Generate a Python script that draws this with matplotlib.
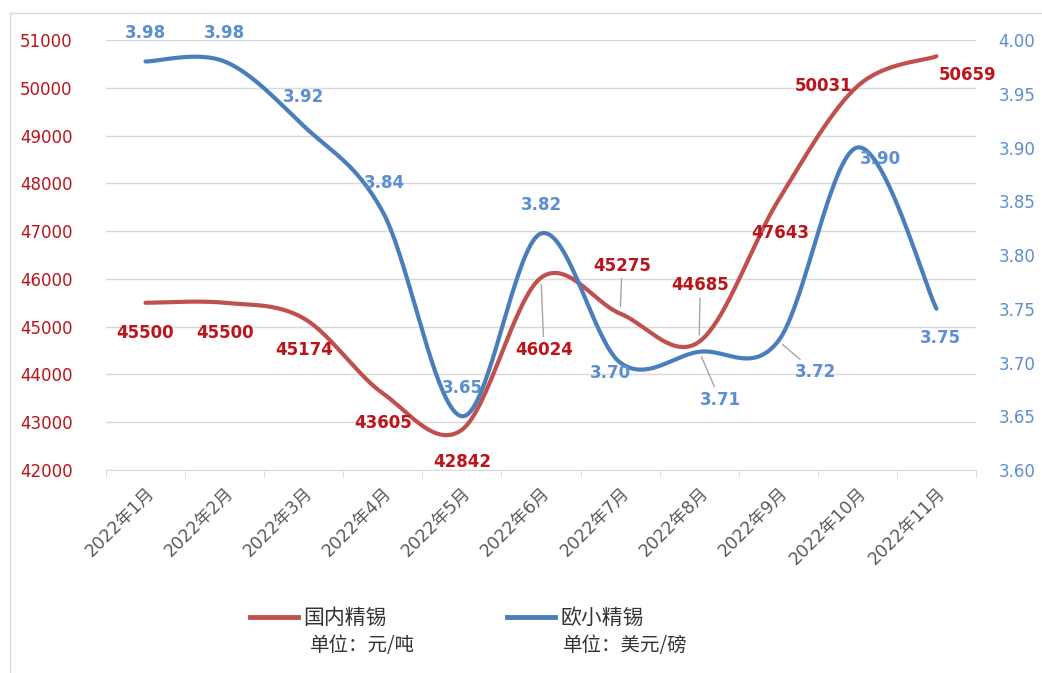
import numpy as np
import matplotlib
matplotlib.use('Agg')
import matplotlib.pyplot as plt
from matplotlib.lines import Line2D

plt.rcParams['font.family'] = ['DejaVu Sans', 'Noto Sans CJK SC']

# data
months = ['2022年1月', '2022年2月', '2022年3月', '2022年4月', '2022年5月', '2022年6月',
          '2022年7月', '2022年8月', '2022年9月', '2022年10月', '2022年11月']
domestic = [45500, 45500, 45174, 43605, 42842, 46024, 45275, 44685, 47643, 50031, 50659]
europe = [3.98, 3.98, 3.92, 3.84, 3.65, 3.82, 3.70, 3.71, 3.72, 3.90, 3.75]
series_names = ['国内精锡', '欧小精锡']
units = ['单位：元/吨', '单位：美元/磅']

# label offsets in pixels (dx, dy) and whether a leader line is drawn
red_offsets = [(0, -30), (0, -30), (0, -32), (0, -30), (0, -32), (3, -72),
               (2, 48), (1, 57), (2, -33), (-34, 0), (31, -19)]
red_leader = [False, False, False, False, False, True, True, True, False, False, False]
blue_offsets = [(0, 28), (0, 28), (0, 29), (2, 29), (0, 28), (0, 28),
                (-10, -10), (21, -48), (37, -31), (23, -12), (4, -29)]
blue_leader = [False, False, False, False, False, False, False, True, True, False, False]

RED_LINE = '#c0504d'
BLUE_LINE = '#4a7ebb'
RED_TXT = '#bb141b'
BLUE_TXT = '#5b8fd0'


def smooth(x, y, n=40):
    """Excel-like smoothed line: Catmull-Rom segments as cubic Bezier curves."""
    p = np.column_stack([x, y]).astype(float)
    p = np.vstack([p[0], p, p[-1]])
    t = np.linspace(0, 1, n)[:, None]
    out = []
    for i in range(1, len(p) - 2):
        p0, p1, p2, p3 = p[i - 1], p[i], p[i + 1], p[i + 2]
        c1 = p1 + (p2 - p0) / 6
        c2 = p2 - (p3 - p1) / 6
        seg = ((1 - t) ** 3) * p1 + 3 * ((1 - t) ** 2) * t * c1 + 3 * (1 - t) * t ** 2 * c2 + t ** 3 * p2
        out.append(seg if i == 1 else seg[1:])
    out = np.vstack(out)
    return out[:, 0], out[:, 1]


fig = plt.figure(figsize=(10.42, 6.73), dpi=100)
ax = fig.add_axes([106 / 1042, 1 - 470 / 673, 870 / 1042, 430 / 673])
ax2 = ax.twinx()

x = np.arange(len(months))

# lines
sx, sy = smooth(x, domestic)
ax.plot(sx, sy, color=RED_LINE, lw=3, solid_capstyle='round', zorder=3)
bx, by = smooth(x, europe)
ax2.plot(bx, by, color=BLUE_LINE, lw=3, solid_capstyle='round', zorder=3)

# axes setup
ax.set_xlim(-0.5, len(months) - 0.5)
ax.set_ylim(42000, 51000)
ax.set_yticks(np.arange(42000, 51001, 1000))
ax2.set_ylim(3.60, 4.00)
ax2.set_yticks(np.arange(3.60, 4.001, 0.05))
ax2.set_yticklabels(['%.2f' % v for v in np.arange(3.60, 4.001, 0.05)])

ax.grid(axis='y', color='#d9d9d9', lw=1)
ax.set_axisbelow(True)
for a in (ax, ax2):
    for s in ['top', 'left', 'right']:
        a.spines[s].set_visible(False)
    a.spines['bottom'].set_color('#d9d9d9')
ax2.spines['bottom'].set_visible(False)

ax.set_xticks(x)
ax.set_xticklabels(months, rotation=45, ha='right', va='top', rotation_mode='anchor',
                   fontsize=12.5, color='#595959')
ax.set_xticks(np.arange(-0.5, len(months), 1), minor=True)
ax.tick_params(axis='x', which='major', length=0, pad=10)
ax.tick_params(axis='x', which='minor', length=5, color='#d9d9d9')
ax.tick_params(axis='y', length=0, pad=24, labelsize=12, labelcolor=RED_TXT)
ax2.tick_params(axis='y', length=0, pad=16, labelsize=12, labelcolor=BLUE_TXT)

# data labels
for i, v in enumerate(domestic):
    dx, dy = red_offsets[i]
    ap = dict(arrowstyle='-', color='#a6a6a6', lw=1, shrinkA=1, shrinkB=5) if red_leader[i] else None
    ax.annotate(str(v), (x[i], v), xytext=(dx, dy), textcoords='offset pixels',
                ha='center', va='center', color=RED_TXT, fontsize=12, fontweight='bold',
                arrowprops=ap, zorder=5)
for i, v in enumerate(europe):
    dx, dy = blue_offsets[i]
    ap = dict(arrowstyle='-', color='#a6a6a6', lw=1, shrinkA=1, shrinkB=4) if blue_leader[i] else None
    ax2.annotate('%.2f' % v, (x[i], v), xytext=(dx, dy), textcoords='offset pixels',
                 ha='center', va='center', color=BLUE_TXT, fontsize=12, fontweight='bold',
                 arrowprops=ap, zorder=5)

# legend: series names on the handle line, units below
handles = [Line2D([], [], color=RED_LINE, lw=3.5), Line2D([], [], color=BLUE_LINE, lw=3.5)]
fig.legend(handles, series_names, loc='center left', bbox_to_anchor=(250 / 1042, 1 - 618 / 673),
           ncol=2, frameon=False, handlelength=2.3, handletextpad=0.25,
           columnspacing=5.8, borderpad=0, borderaxespad=0, labelcolor='#333333',
           prop={'family': ['Noto Sans CJK SC'], 'size': 15})
fig.text(310 / 1042, 1 - 645 / 673, units[0], ha='left', va='center', fontsize=14,
         color='#333333', family=['Noto Sans CJK SC'])
fig.text(563 / 1042, 1 - 645 / 673, units[1], ha='left', va='center', fontsize=14,
         color='#333333', family=['Noto Sans CJK SC'])

# chart area border (top and left visible)
fig.add_artist(Line2D([10 / 1042, 10 / 1042], [0, 1 - 13 / 673], color='#d9d9d9', lw=1,
                      transform=fig.transFigure))
fig.add_artist(Line2D([10 / 1042, 1], [1 - 13 / 673, 1 - 13 / 673], color='#d9d9d9', lw=1,
                      transform=fig.transFigure))

fig.savefig('out.png', dpi=100)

◆ Directive
Transcribe exactly, with no pictures, the lines running from the first line of the material through the line holding "plt.rcParams['font.family'] = ['DejaVu".

◆ Written reply
Generate a Python script that draws this with matplotlib.
import numpy as np
import matplotlib
matplotlib.use('Agg')
import matplotlib.pyplot as plt
from matplotlib.lines import Line2D

plt.rcParams['font.family'] = ['DejaVu Sans', 'Noto Sans CJK SC']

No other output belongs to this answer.